The prototyping center of the St. Petersburg Technopark continues to use new technologies and scanning methods for an increasingly wide range of industries. Together with colleagues from universities, engineers plan to contribute to the preservation of cultural heritage sites, in particular paintings.
Painting is a significant part of the cultural heritage of mankind. Each of the canvases has its own composition. It can be painted in oil on canvas, pencil on cardboard, gouache on plywood, pastel on sandpaper. In any case, each of these objects is a complex arrangement of materials that are subject to environmental changes.
A non-invasive, non-contact method is needed to monitor the condition. Since works of art have high historical and cultural value, it is critically important to limit the physical impact on their surface. It is advisable to detect changes at the micro level before they become visually noticeable. This will help to avoid further destruction and identify the most suitable conditions in which the paintings should be stored, transported or put on display. To carry out the complex of necessary studies, 3D scanning was used.
Today, 3D scanning is used for high-precision measurements in industrial production, medicine, criminology, and now in the field of cultural heritage preservation. Modern 3D scanners allow you to obtain information about the geometry of the surface with a high degree of accuracy: from tens to hundreds of micrometers. This is quite enough to recognize changes in the condition of the canvases. The work carried out helped us to verify this in practice.

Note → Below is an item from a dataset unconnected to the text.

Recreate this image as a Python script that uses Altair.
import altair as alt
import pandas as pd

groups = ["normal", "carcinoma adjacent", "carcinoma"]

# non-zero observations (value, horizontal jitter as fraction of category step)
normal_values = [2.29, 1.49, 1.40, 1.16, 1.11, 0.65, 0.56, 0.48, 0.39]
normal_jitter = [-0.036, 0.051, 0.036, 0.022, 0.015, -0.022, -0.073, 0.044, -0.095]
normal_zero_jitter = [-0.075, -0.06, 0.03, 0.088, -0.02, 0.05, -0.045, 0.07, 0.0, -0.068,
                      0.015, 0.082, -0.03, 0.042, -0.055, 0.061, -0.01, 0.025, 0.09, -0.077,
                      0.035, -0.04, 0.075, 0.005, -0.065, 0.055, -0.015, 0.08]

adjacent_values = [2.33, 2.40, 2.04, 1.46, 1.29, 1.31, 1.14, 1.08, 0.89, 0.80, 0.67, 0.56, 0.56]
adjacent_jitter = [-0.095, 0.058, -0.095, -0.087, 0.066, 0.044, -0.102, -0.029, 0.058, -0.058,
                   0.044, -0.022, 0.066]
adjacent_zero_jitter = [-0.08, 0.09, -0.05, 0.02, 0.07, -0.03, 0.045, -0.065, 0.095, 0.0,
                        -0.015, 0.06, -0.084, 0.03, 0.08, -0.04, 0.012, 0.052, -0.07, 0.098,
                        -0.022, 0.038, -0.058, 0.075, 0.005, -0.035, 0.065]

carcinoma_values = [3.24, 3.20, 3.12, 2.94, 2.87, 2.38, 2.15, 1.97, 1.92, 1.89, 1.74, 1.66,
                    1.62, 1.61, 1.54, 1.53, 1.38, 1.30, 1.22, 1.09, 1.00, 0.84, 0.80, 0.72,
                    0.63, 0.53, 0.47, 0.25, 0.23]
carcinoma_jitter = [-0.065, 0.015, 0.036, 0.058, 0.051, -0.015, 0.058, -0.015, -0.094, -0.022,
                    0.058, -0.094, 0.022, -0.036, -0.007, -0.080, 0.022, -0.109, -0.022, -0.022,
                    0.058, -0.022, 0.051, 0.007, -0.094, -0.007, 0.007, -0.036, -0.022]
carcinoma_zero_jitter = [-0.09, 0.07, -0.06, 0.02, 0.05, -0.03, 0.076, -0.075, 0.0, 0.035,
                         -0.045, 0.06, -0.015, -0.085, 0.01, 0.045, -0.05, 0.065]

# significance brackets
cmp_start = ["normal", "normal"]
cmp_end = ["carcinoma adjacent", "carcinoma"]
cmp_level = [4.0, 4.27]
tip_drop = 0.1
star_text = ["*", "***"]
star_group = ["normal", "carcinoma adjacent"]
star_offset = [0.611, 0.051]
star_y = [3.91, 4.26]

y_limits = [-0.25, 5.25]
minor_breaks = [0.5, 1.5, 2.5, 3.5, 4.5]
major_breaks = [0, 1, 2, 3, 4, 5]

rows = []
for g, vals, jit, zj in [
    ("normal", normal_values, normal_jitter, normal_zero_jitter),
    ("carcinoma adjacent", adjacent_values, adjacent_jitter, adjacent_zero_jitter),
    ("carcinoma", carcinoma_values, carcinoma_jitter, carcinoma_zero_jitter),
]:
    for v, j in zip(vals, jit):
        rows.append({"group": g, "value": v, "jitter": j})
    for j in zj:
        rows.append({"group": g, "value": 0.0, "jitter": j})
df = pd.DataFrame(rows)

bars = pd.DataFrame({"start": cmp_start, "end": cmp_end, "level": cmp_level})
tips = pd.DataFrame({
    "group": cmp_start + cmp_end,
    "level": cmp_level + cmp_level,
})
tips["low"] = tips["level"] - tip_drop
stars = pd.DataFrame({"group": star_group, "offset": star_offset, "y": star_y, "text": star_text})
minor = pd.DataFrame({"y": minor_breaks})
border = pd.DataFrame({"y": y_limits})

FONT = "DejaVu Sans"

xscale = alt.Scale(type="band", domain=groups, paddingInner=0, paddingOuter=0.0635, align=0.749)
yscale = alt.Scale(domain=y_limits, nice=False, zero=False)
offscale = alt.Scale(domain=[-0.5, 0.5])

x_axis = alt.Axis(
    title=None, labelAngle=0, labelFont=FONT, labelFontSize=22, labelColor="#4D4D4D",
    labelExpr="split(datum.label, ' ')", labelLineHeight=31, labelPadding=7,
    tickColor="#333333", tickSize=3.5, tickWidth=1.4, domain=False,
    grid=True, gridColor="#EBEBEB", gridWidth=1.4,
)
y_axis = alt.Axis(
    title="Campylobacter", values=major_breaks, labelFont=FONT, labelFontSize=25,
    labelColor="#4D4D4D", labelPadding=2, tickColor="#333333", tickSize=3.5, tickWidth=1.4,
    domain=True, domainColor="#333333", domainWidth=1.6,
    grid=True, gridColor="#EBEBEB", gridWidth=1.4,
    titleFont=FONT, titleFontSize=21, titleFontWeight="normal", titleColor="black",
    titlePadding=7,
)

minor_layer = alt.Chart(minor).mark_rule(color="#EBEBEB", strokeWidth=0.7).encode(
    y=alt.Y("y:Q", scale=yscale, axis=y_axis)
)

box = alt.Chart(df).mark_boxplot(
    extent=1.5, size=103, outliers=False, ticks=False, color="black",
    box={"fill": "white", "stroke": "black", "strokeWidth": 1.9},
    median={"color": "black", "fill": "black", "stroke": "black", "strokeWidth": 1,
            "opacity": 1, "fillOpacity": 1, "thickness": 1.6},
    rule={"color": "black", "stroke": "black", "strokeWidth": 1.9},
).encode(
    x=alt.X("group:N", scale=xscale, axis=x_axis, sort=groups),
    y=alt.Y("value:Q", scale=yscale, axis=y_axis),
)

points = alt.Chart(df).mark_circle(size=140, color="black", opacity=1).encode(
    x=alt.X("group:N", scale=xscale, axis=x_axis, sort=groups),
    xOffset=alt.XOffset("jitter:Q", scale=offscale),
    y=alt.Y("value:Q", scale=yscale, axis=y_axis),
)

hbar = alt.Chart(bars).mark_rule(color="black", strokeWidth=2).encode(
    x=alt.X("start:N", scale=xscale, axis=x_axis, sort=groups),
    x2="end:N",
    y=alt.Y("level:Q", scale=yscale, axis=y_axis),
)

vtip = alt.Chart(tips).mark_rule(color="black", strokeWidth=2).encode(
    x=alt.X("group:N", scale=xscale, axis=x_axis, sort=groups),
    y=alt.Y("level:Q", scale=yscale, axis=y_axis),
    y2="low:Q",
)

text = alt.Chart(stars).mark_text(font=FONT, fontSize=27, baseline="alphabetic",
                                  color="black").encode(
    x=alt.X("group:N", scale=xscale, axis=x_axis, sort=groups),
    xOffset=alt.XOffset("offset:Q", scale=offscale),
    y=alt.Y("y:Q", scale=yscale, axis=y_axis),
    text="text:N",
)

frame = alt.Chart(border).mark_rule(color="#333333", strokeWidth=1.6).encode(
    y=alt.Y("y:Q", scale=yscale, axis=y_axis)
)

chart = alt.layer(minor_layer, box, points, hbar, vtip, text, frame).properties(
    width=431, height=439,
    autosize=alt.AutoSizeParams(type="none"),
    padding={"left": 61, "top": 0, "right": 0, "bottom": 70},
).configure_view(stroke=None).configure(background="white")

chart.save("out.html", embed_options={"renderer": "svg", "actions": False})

The objects of research by Anton Zhuravlev, an engineer at the Prototyping Center, and colleagues from SBGETU LETI were oil paintings. For example, one of them, from the collection of the Military Historical Museum of Artillery, Engineering and Communications Troops of St. Petersburg, was studied using a RangeVision PRO 3D scanner. The scan was performed with an interval of 4.5 years to compare two versions of 3D models of the same work. The software made it possible to combine the two models and, as a result of the overlap, a visualization of the change in the state of the canvas was obtained. This is shown in Figure 1.